The California Public Utilities Commission (CPUC) will vote in January on a proposal to create a "Telecommunications Consumer Fraud Unit," part of the latest version of the state's controversial Consumer Bill of Rights.
Also in the new Bill of Rights is a proposal for a consumer-education campaign as well as a proposal to extend the CPUC's toll-free consumer hotline.
"With traditional regulation it takes years to bring a case against a company that is ripping off consumers -- that won't work in today's fast-paced telecom world," said CPUC Commissioner Susan Kennedy. "This proposal gives the CPUC the tools to protect consumers against fraud in real-time, and provides consumers with the tools they need to protect themselves."
Kennedy, regarded as a pro-business Democrat, drafted the measure with CPUC President Michael Peevey but she won't be around for the January vote. She's leaving the CPUC to become chief of staff to Gov. Arnold Schwarzenegger, a Republican who opposes additional wireless regulations.
Peevey and Kennedy both voted to suspend the original Telecommunications Consumer Bill of Rights in January 2005 after cell phone companies spent hundreds of thousands of dollars on lobbying efforts.
The latest version isn't being very well received either. Verizon Wireless was the first to issue a broadside against it.
"Verizon Wireless believes that state regulation aimed at the highly competitive, high-tech wireless industry, such as the new burdensome rules, is unnecessary and inappropriate," said Michael Bagley, Verizon Wireless West area executive vice president of public policy.
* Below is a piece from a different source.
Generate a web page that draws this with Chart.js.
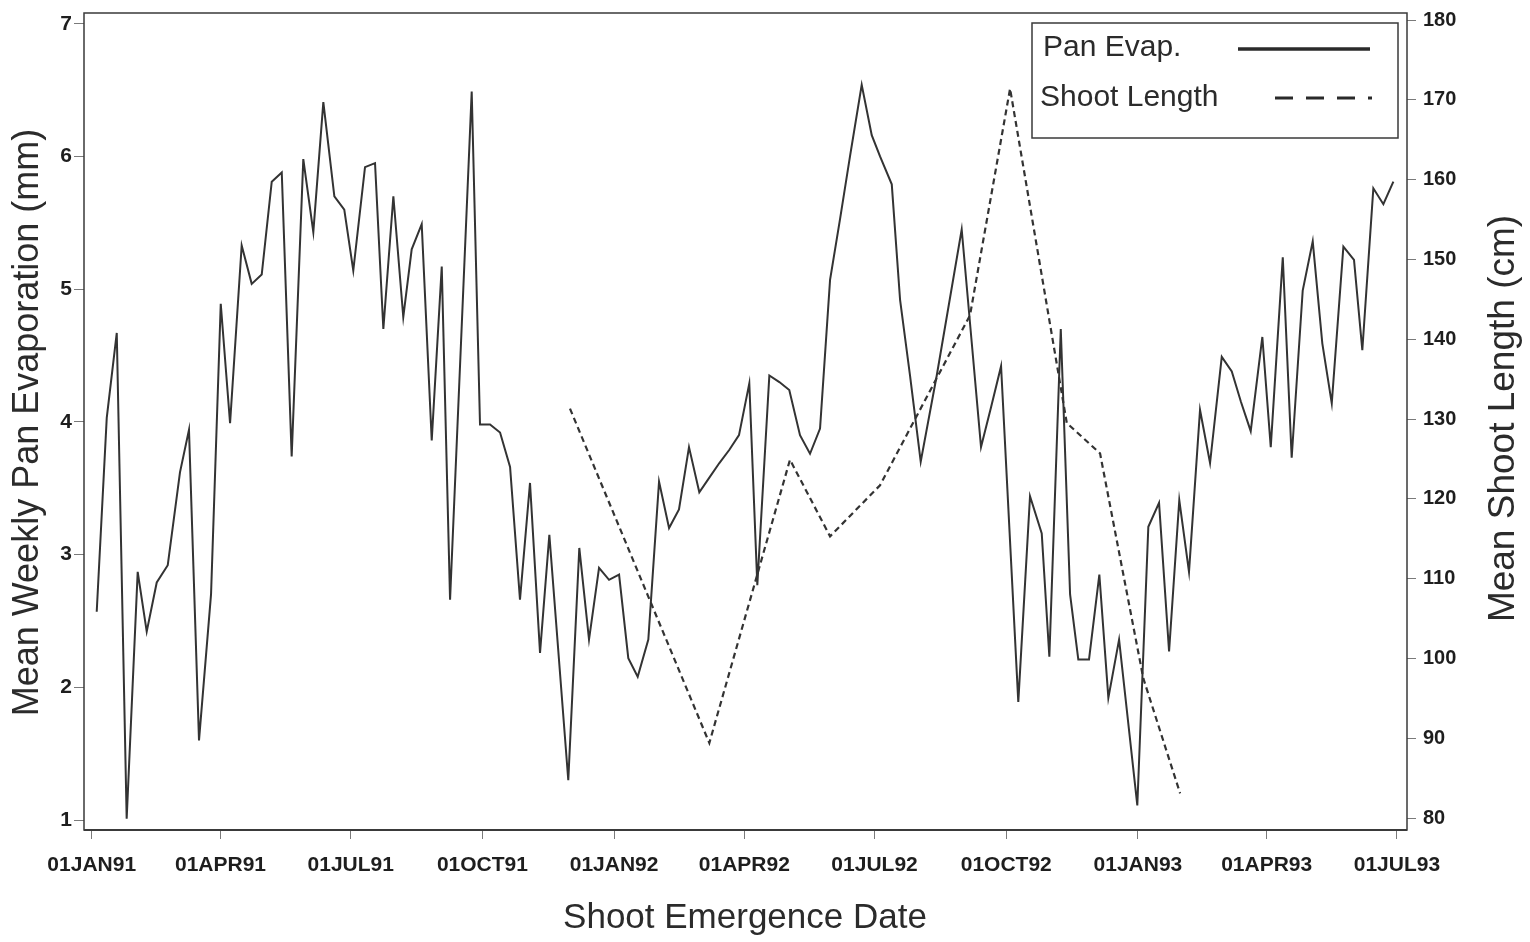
<!DOCTYPE html>
<html>
<head>
<meta charset="utf-8">
<script src="https://cdn.jsdelivr.net/npm/chart.js@4.4.0/dist/chart.umd.min.js"></script>
<style>
  html, body { margin: 0; padding: 0; background: #ffffff; }
  #wrap { width: 1530px; height: 942px; }
</style>
</head>
<body>
<div id="wrap"><canvas id="chart" width="1530" height="942"></canvas></div>
<script>
// Weekly mean pan evaporation: position in weeks after 01JAN91, value in mm
const evapWeek = [
  0.50, 1.50, 2.50, 3.49, 4.59, 5.49, 6.49, 7.59, 8.81, 9.71,
  10.71, 11.91, 12.88, 13.81, 14.97, 15.97, 16.97, 17.97, 18.97, 19.96,
  21.12, 22.12, 23.12, 24.22, 25.21, 26.11, 27.28, 28.28, 29.11, 30.11,
  31.10, 31.94, 32.94, 33.94, 34.94, 35.77, 37.93, 38.76, 39.76, 40.76,
  41.76, 42.75, 43.75, 44.75, 45.68, 47.57, 48.67, 49.64, 50.64, 51.64,
  52.64, 53.56, 54.50, 55.56, 56.63, 57.63, 58.62, 59.62, 60.65, 61.65,
  62.65, 63.65, 64.61, 65.64, 66.44, 67.64, 68.64, 69.63, 70.70, 71.70,
  72.70, 73.70, 74.70, 75.69, 76.86, 77.86, 78.69, 79.86, 80.69, 81.68,
  82.75, 84.35, 86.84, 87.84, 88.77, 89.77, 90.77, 92.49, 93.66, 94.83,
  95.59, 96.73, 97.66, 98.48, 99.55, 100.58, 101.48, 102.55, 104.37, 105.47,
  106.54, 107.54, 108.56, 109.53, 110.63, 111.63, 112.80, 113.80, 114.72, 115.69,
  116.85, 117.69, 118.89, 119.78, 120.88, 121.88, 122.84, 123.78, 124.94, 126.00,
  126.83, 127.93, 128.93, 129.93
];
const evapMm = [
  2.57, 4.03, 4.67, 1.01, 2.87, 2.42, 2.79, 2.92, 3.62, 3.94,
  1.60, 2.70, 4.89, 3.99, 5.33, 5.04, 5.11, 5.81, 5.88, 3.74,
  5.98, 5.43, 6.41, 5.70, 5.60, 5.14, 5.92, 5.95, 4.70, 5.70,
  4.79, 5.30, 5.49, 3.86, 5.17, 2.66, 6.49, 3.98, 3.98, 3.92,
  3.66, 2.66, 3.54, 2.26, 3.15, 1.30, 3.05, 2.36, 2.90, 2.81,
  2.85, 2.22, 2.08, 2.36, 3.55, 3.20, 3.34, 3.81, 3.47, 3.58,
  3.69, 3.79, 3.90, 4.29, 2.77, 4.35, 4.30, 4.24, 3.90, 3.76,
  3.95, 5.07, 5.53, 6.00, 6.54, 6.16, 6.00, 5.79, 4.92, 4.35,
  3.70, 4.35, 5.45, 4.60, 3.81, 4.11, 4.42, 1.89, 3.44, 3.16,
  2.23, 4.70, 2.70, 2.21, 2.21, 2.85, 1.92, 2.36, 1.11, 3.21,
  3.39, 2.27, 3.41, 2.87, 4.09, 3.69, 4.49, 4.38, 4.15, 3.93,
  4.64, 3.81, 5.24, 3.73, 4.99, 5.36, 4.59, 4.14, 5.32, 5.22,
  4.54, 5.76, 5.64, 5.81
];

// Mean shoot length by emergence date: weeks after 01JAN91, value in cm
const shootWeek = [47.74, 61.65, 69.70, 73.70, 78.69, 87.67, 91.67, 97.33, 100.65, 104.97, 108.64];
const shootCm   = [131.3, 89.4, 124.9, 115.3, 121.7, 143.0, 171.4, 129.5, 125.7, 97.5, 83.1];

// Axis ticks
const xTickDates  = ['1991-01-01', '1991-04-01', '1991-07-01', '1991-10-01', '1992-01-01', '1992-04-01',
                     '1992-07-01', '1992-10-01', '1993-01-01', '1993-04-01', '1993-07-01'];
const xTickLabels = ['01JAN91', '01APR91', '01JUL91', '01OCT91', '01JAN92', '01APR92',
                     '01JUL92', '01OCT92', '01JAN93', '01APR93', '01JUL93'];
const evapTicks  = [1, 2, 3, 4, 5, 6, 7];
const shootTicks = [80, 90, 100, 110, 120, 130, 140, 150, 160, 170, 180];

const seriesLabels = ['Pan Evap.', 'Shoot Length'];
const axisTitles = {
  x: 'Shoot Emergence Date',
  left: 'Mean Weekly Pan Evaporation (mm)',
  right: 'Mean Shoot Length (cm)'
};

const FONT = "'Liberation Sans', Arial, Helvetica, sans-serif";
const INK = '#2b2b2b';
const DAY_MS = 86400000;

function weeksSinceStart(iso) {
  const p = iso.split('-').map(Number);
  return (Date.UTC(p[0], p[1] - 1, p[2]) - Date.UTC(1991, 0, 1)) / (7 * DAY_MS);
}
const xTickWeeks = xTickDates.map(weeksSinceStart);

const evapPoints  = evapWeek.map((w, i) => ({ x: w, y: evapMm[i] }));
const shootPoints = shootWeek.map((w, i) => ({ x: w, y: shootCm[i] }));

// Frame, rotated axis titles and the boxed key
const decorations = {
  id: 'decorations',
  afterDraw(chart) {
    const ctx = chart.ctx;
    const a = chart.chartArea;
    ctx.save();

    // plot frame
    ctx.strokeStyle = '#3a3a3a';
    ctx.lineWidth = 1.5;
    ctx.strokeRect(a.left, a.top, a.right - a.left, a.bottom - a.top);
    ctx.lineWidth = 2.2;
    ctx.beginPath();
    ctx.moveTo(a.left, a.bottom);
    ctx.lineTo(a.right, a.bottom);
    ctx.stroke();

    // axis titles
    ctx.fillStyle = INK;
    ctx.textAlign = 'center';
    ctx.textBaseline = 'middle';
    ctx.font = '36px ' + FONT;
    const midY = (a.top + a.bottom) / 2;

    ctx.save();
    ctx.translate(28, midY + 1);
    ctx.rotate(-Math.PI / 2);
    ctx.fillText(axisTitles.left, 0, 0);
    ctx.restore();

    ctx.save();
    ctx.translate(1504, midY - 3);
    ctx.rotate(-Math.PI / 2);
    ctx.font = '37px ' + FONT;
    ctx.fillText(axisTitles.right, 0, 0);
    ctx.restore();

    ctx.font = '35px ' + FONT;
    ctx.fillText(axisTitles.x, 745, 918);

    // key
    const bx = 1032, by = 23, bw = 366, bh = 115;
    ctx.fillStyle = '#ffffff';
    ctx.fillRect(bx, by, bw, bh);
    ctx.strokeStyle = '#3a3a3a';
    ctx.lineWidth = 1.5;
    ctx.strokeRect(bx, by, bw, bh);

    ctx.fillStyle = INK;
    ctx.textAlign = 'left';
    ctx.font = '30px ' + FONT;
    ctx.fillText(chart.data.datasets[0].label, 1043, 48);
    ctx.fillText(chart.data.datasets[1].label, 1040, 98);

    ctx.strokeStyle = '#2a2a2a';
    ctx.lineWidth = 3.5;
    ctx.beginPath();
    ctx.moveTo(1238, 49);
    ctx.lineTo(1370, 49);
    ctx.stroke();

    ctx.lineWidth = 3;
    ctx.setLineDash([18, 13]);
    ctx.beginPath();
    ctx.moveTo(1275, 98);
    ctx.lineTo(1372, 98);
    ctx.stroke();
    ctx.setLineDash([]);

    ctx.restore();
  }
};

const tickGrid = (len) => ({
  display: true,
  drawOnChartArea: false,
  drawTicks: true,
  tickLength: len,
  color: '#7a7a7a',
  lineWidth: 1
});

new Chart(document.getElementById('chart'), {
  type: 'line',
  data: {
    datasets: [
      {
        label: seriesLabels[0],
        data: evapPoints,
        yAxisID: 'y',
        borderColor: '#333333',
        borderWidth: 2,
        pointRadius: 0,
        tension: 0,
        fill: false
      },
      {
        label: seriesLabels[1],
        data: shootPoints,
        yAxisID: 'y1',
        borderColor: '#333333',
        borderWidth: 2.2,
        borderDash: [6, 4],
        pointRadius: 0,
        tension: 0,
        fill: false
      }
    ]
  },
  options: {
    responsive: false,
    animation: false,
    devicePixelRatio: 1,
    layout: { padding: { top: 13, left: 0, right: 0, bottom: 0 } },
    plugins: {
      legend: { display: false },
      tooltip: { enabled: false }
    },
    scales: {
      x: {
        type: 'linear',
        position: 'bottom',
        min: -0.77,
        max: 131.29,
        grid: tickGrid(9),
        border: { display: false },
        ticks: {
          autoSkip: false,
          maxRotation: 0,
          padding: 14,
          color: '#1e1e1e',
          font: { family: FONT, size: 21, weight: 'bold' },
          callback: (v, i) => xTickLabels[i]
        },
        afterBuildTicks: (s) => { s.ticks = xTickWeeks.map(v => ({ value: v })); },
        afterFit: (s) => { s.height = 112; s.paddingLeft = 0; s.paddingRight = 0; }
      },
      y: {
        type: 'linear',
        position: 'left',
        min: 0.925,
        max: 7.081,
        grid: tickGrid(10),
        border: { display: false },
        ticks: {
          padding: 2,
          color: '#1e1e1e',
          font: { family: FONT, size: 21, weight: 'bold' }
        },
        afterBuildTicks: (s) => { s.ticks = evapTicks.map(v => ({ value: v })); },
        afterFit: (s) => { s.width = 84; s.paddingTop = 0; s.paddingBottom = 0; }
      },
      y1: {
        type: 'linear',
        position: 'right',
        min: 78.5,
        max: 180.88,
        grid: tickGrid(9),
        border: { display: false },
        ticks: {
          padding: 7,
          color: '#1e1e1e',
          font: { family: FONT, size: 20, weight: 'bold' }
        },
        afterBuildTicks: (s) => { s.ticks = shootTicks.map(v => ({ value: v })); },
        afterFit: (s) => { s.width = 123; s.paddingTop = 0; s.paddingBottom = 0; }
      }
    }
  },
  plugins: [decorations]
});
</script>
</body>
</html>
"California already boasts the toughest consumer-protection laws in the nation, and those laws apply to all competitive industries, including the wireless industry. Adding an extra layer of regulation at the CPUC will hurt and cost consumers," Bagley said.
The new rule's prospects are murky. Passage will require a majority of the five-member CPUC. With Kennedy gone, and possibly not replaced by the time the vote takes place, a majority may be hard to come by.
The new guidelines cover wireless and wireline carrier disclosure, marketing, service initiation and changes, billing and other business practices. The guidelines were crafted through compromise by CPUC Commissioner Geoffrey Brown (D) and were supported by consumer proponents, disability rights advocates and others.
Besides throwing money around in Sacramento, the wireless industry is heavily lobbying Congress and the Federal Communications Commission to further pre-empt state regulation of wireless phone operators. The wireless industry would like to see Congress do away with any remaining state rules affecting wireless and broadband services.